King James recommended the following instructions to the translators which were to be carefully observed in the translation:

1. The ordinary Bible, read in the church, commonly called the Bishop's Bible, to be followed, and as little altered as the original will permit.

2. The names of the prophets and the holy writers, with the other names in the text, to be retained, as near as may be, according as they are vulgarly used.

3. The old ecclesiastical words to be kept; as the word church, not to be translated congregation, &c.

4. When any word hath divers significations, that to be kept which has been most commonly used by the most eminent fathers, being agreeable to the propriety of the place, and the analogy of the faith.

5. The division of the chapters to be altered, either not at all, or as little as may be, if necessity so require.

6. No marginal notes at all to be affixed, but only for the explanation of the Hebrew or Greek words, which cannot, without some circumlocution, so briefly and fitly be expressed in the text.

7. Such quotations of places to be marginally set down, as shall serve for the fit references of one scripture to another.

8. Every particular man of each company to take the same chapter of chapters; and having translated or amended them severally by himself, where he thinks good, all to meet together, to confer what they have done, and agree for their part what shall stand.

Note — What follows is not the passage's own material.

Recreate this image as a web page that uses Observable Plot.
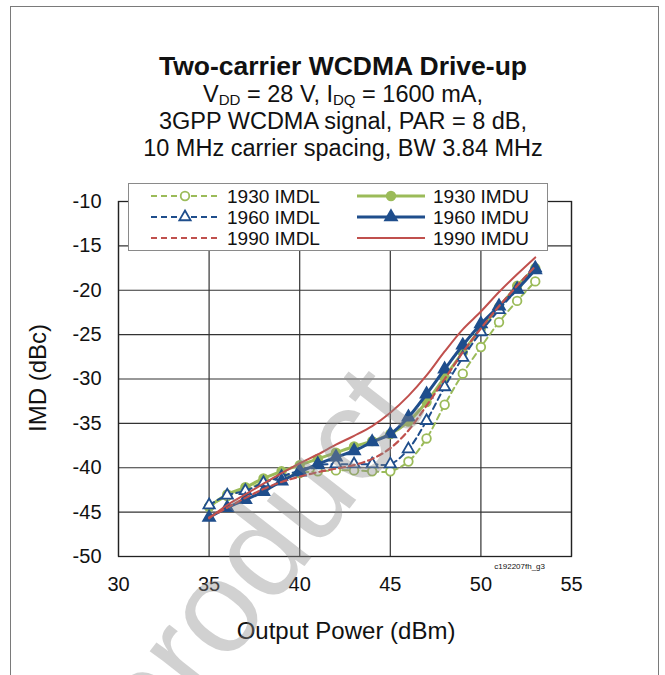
<!DOCTYPE html>
<html><head><meta charset="utf-8">
<script src="https://cdn.jsdelivr.net/npm/d3@7"></script>
<script src="https://cdn.jsdelivr.net/npm/@observablehq/plot@0.6"></script>
<style>
html,body{margin:0;padding:0;background:#fff;}
body{width:665px;height:675px;overflow:hidden;position:relative;font-family:"Liberation Sans",Arial,sans-serif;color:#111;}
#border{position:absolute;left:10px;top:6px;width:649px;height:720px;border:1px solid #7a7a7a;box-sizing:border-box;}
#chart{position:absolute;left:0;top:0;}
#title{position:absolute;left:21px;width:644px;top:51px;text-align:center;}
#title .t{font-weight:bold;font-size:26.5px;line-height:30px;}
#title .s{font-size:23.5px;line-height:27px;}
#title sub{font-size:0.64em;vertical-align:-0.2em;line-height:0;}
#ylab{position:absolute;left:38px;top:378px;transform:translate(-50%,-50%) rotate(-90deg);font-size:24px;white-space:nowrap;}
#xlab{position:absolute;left:346px;top:631px;transform:translate(-50%,-50%);font-size:24px;white-space:nowrap;}
#cap{position:absolute;left:440px;width:105px;top:562px;text-align:right;font-size:8px;}
#legend{position:absolute;left:0;top:0;}
#wm{position:absolute;left:0;top:0;pointer-events:none;}
</style></head><body>
<div id="border"></div>
<div id="chart"></div>
<div id="title">
  <div class="t">Two-carrier WCDMA Drive-up</div>
  <div class="s">V<sub>DD</sub> = 28 V, I<sub>DQ</sub> = 1600 mA,</div>
  <div class="s">3GPP WCDMA signal, PAR = 8 dB,</div>
  <div class="s">10 MHz carrier spacing, BW 3.84 MHz</div>
</div>
<div id="ylab">IMD (dBc)</div>
<div id="xlab">Output Power (dBm)</div>
<div id="cap">c192207fh_g3</div>
<svg id="legend" width="665" height="675"></svg>
<svg id="wm" width="665" height="675"></svg>
<script>
// ---- data ----
const powerDbm = [35,36,37,38,39,40,41,42,43,44,45,46,47,48,49,50,51,52,53];
const imdl1930 = [-44.4,-43.2,-42.5,-41.6,-41.0,-40.6,-40.4,-40.3,-40.3,-40.4,-40.4,-39.3,-36.7,-32.9,-29.4,-26.4,-23.6,-21.2,-19.0];
const imdu1930 = [-44.4,-43.0,-42.2,-41.2,-40.4,-39.7,-39.0,-38.3,-37.6,-37.0,-36.2,-34.8,-32.6,-29.8,-27.0,-24.3,-21.9,-19.5,-17.5];
const imdl1960 = [-44.2,-43.1,-42.6,-41.7,-41.0,-40.3,-39.7,-39.6,-39.6,-39.6,-39.6,-37.9,-34.7,-30.9,-27.6,-24.7,-22.2,-19.9,-17.5];
const imdu1960 = [-45.6,-44.5,-43.6,-42.7,-41.5,-40.5,-39.6,-38.8,-38.1,-37.1,-36.2,-34.3,-31.7,-28.9,-26.2,-23.8,-21.8,-19.9,-17.7];
const imdl1990 = [-45.6,-44.5,-43.4,-42.4,-41.6,-41.0,-40.5,-40.1,-39.7,-39.0,-37.8,-35.8,-33.0,-30.0,-27.0,-24.3,-21.8,-19.5,-17.3];
const imdu1990 = [-45.7,-44.2,-43.0,-41.8,-40.6,-39.5,-38.5,-37.4,-36.4,-35.3,-33.8,-31.9,-29.6,-26.9,-24.4,-22.4,-20.2,-18.2,-16.3];
const seriesNames = ["1930 IMDL","1930 IMDU","1960 IMDL","1960 IMDU","1990 IMDL","1990 IMDU"];
const xTicks = [30,35,40,45,50,55];
const yTicks = [-50,-45,-40,-35,-30,-25,-20,-15,-10];
const yTickLabels = ["-50","-45","-40","-35","-30","-25","-20","-15","-10"];

// ---- styles ----
const GREEN = "#9bbb59", BLUE = "#1f4e8c", RED = "#c0504d";
const styles = {
  "1930 IMDL": {color: GREEN, width: 2, dash: "6,4", symbol: "circle", fill: "white", r: 4.3},
  "1930 IMDU": {color: GREEN, width: 3, dash: null, symbol: "circle", fill: GREEN, r: 4.3},
  "1960 IMDL": {color: BLUE, width: 2, dash: "6,4", symbol: "triangle", fill: "white", r: 4.2},
  "1960 IMDU": {color: BLUE, width: 3, dash: null, symbol: "triangle", fill: BLUE, r: 4.4},
  "1990 IMDL": {color: RED, width: 2.2, dash: "6,4", symbol: null},
  "1990 IMDU": {color: RED, width: 2, dash: null, symbol: null}
};
const valuesBySeries = [imdl1930, imdu1930, imdl1960, imdu1960, imdl1990, imdu1990];
const table = seriesNames.map((name, k) => powerDbm.map((p, i) => ({series: name, p, v: valuesBySeries[k][i]})));

const marks = [
  Plot.gridX(xTicks, {stroke: "#333", strokeOpacity: 1, strokeWidth: 1.2}),
  Plot.gridY(yTicks, {stroke: "#333", strokeOpacity: 1, strokeWidth: 1.2}),
  Plot.frame({stroke: "#222", strokeWidth: 1.3}),
  Plot.axisX(xTicks, {tickSize: 0, tickPadding: 20, label: null, fontSize: 20}),
  Plot.axisY(yTicks, {tickSize: 0, tickPadding: 17, label: null, fontSize: 20, tickFormat: d => yTickLabels[yTicks.indexOf(d)]})
];
seriesNames.forEach((name, k) => {
  const st = styles[name];
  marks.push(Plot.line(table[k], {x: "p", y: "v", stroke: st.color, strokeWidth: st.width, strokeDasharray: st.dash, curve: "catmull-rom"}));
  if (st.symbol) {
    marks.push(Plot.dot(table[k], {x: "p", y: "v", symbol: st.symbol, r: st.r, fill: st.fill, stroke: st.color, strokeWidth: 1.8}));
  }
});

const chart = Plot.plot({
  width: 665, height: 675,
  marginTop: 201, marginBottom: 119, marginLeft: 118, marginRight: 94,
  style: {fontFamily: "'Liberation Sans', Arial, sans-serif", fontSize: "20px", color: "#111", background: "transparent", overflow: "visible"},
  x: {domain: [30, 55]},
  y: {domain: [-50, -10]},
  marks
});
document.getElementById("chart").appendChild(chart);

// ---- legend ----
const lg = d3.select("#legend");
lg.append("rect").attr("x", 128.5).attr("y", 183.5).attr("width", 419).attr("height", 67)
  .attr("fill", "white").attr("stroke", "#8a8a8a").attr("stroke-width", 1);
const legendCols = [151, 357];
const legendRows = [196, 217, 238];
seriesNames.forEach((name, k) => {
  const st = styles[name];
  const col = legendCols[k % 2], rowY = legendRows[Math.floor(k / 2)];
  const g = lg.append("g");
  g.append("line").attr("x1", col).attr("x2", col + 68).attr("y1", rowY).attr("y2", rowY)
    .attr("stroke", st.color).attr("stroke-width", st.width).attr("stroke-dasharray", st.dash);
  if (st.symbol) {
    const sym = st.symbol === "circle" ? d3.symbolCircle : d3.symbolTriangle;
    const size = Math.PI * st.r * st.r;
    g.append("path").attr("d", d3.symbol(sym, size)()).attr("transform", `translate(${col + 34},${rowY})`)
      .attr("fill", st.fill).attr("stroke", st.color).attr("stroke-width", 1.8);
  }
  g.append("text").attr("x", col + 76).attr("y", rowY).attr("dy", "0.35em")
    .attr("font-size", 19).attr("fill", "#111").attr("font-family", "'Liberation Sans', Arial, sans-serif").text(name);
});

// ---- watermark ----
d3.select("#wm").append("text").attr("x", 0).attr("y", 0)
  .attr("transform", "translate(425,412) rotate(-52)")
  .attr("text-anchor", "end").attr("font-size", 132).attr("font-family", "'Liberation Sans', Arial, sans-serif")
  .attr("fill", "rgb(140,140,140)").attr("fill-opacity", 0.4).text("product");
</script>
</body></html>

9. As any one company hath dispatched any one book in this manner, they shall send it to the rest to be considered of seriously and judiciously: for his Majesty is very careful in this point.

10. If any company, upon the review of the book so sent, shall doubt or differ upon any places, and therewithal to send their reasons; to which if they consent not, the difference to be compounded at the general meeting, which is to be the chief persons of each company, at the end of the work.

11. When any place of special obscurity is doubted of, letters to be directly by authority to send to any learned in the land for his judgment in such a place.

12. Letters to be sent from every bishop to the rest of the clergy, admonishing them of this translation in hand, and to move and charge as many as being skillful in the tongues, have taken pains in that kind, to send their particular observations to the company, either at Westminster, Cambridge, or Oxford, according as it was directed before the king's letter to the archbishop.

13. The directors in each company to be deans of Westminster and Chester, and the king's professors in Hebrew and Greek in the two universities.

14. These translations to be used when they agree better with the text than the Bishop's Bible, viz. Tyndale's, Coverdale's, Matthew's, Wilchurch's,* Geneva.

SOURCES:
1. Lewis' History of the English Bible
2. The Men Behind the KJV by Gustavus S. Paine

NOTE:
* By "Wilchurch" is meant the Great Bible, which was printed by Edward Wilchurch, one of King Henry VIII's printers.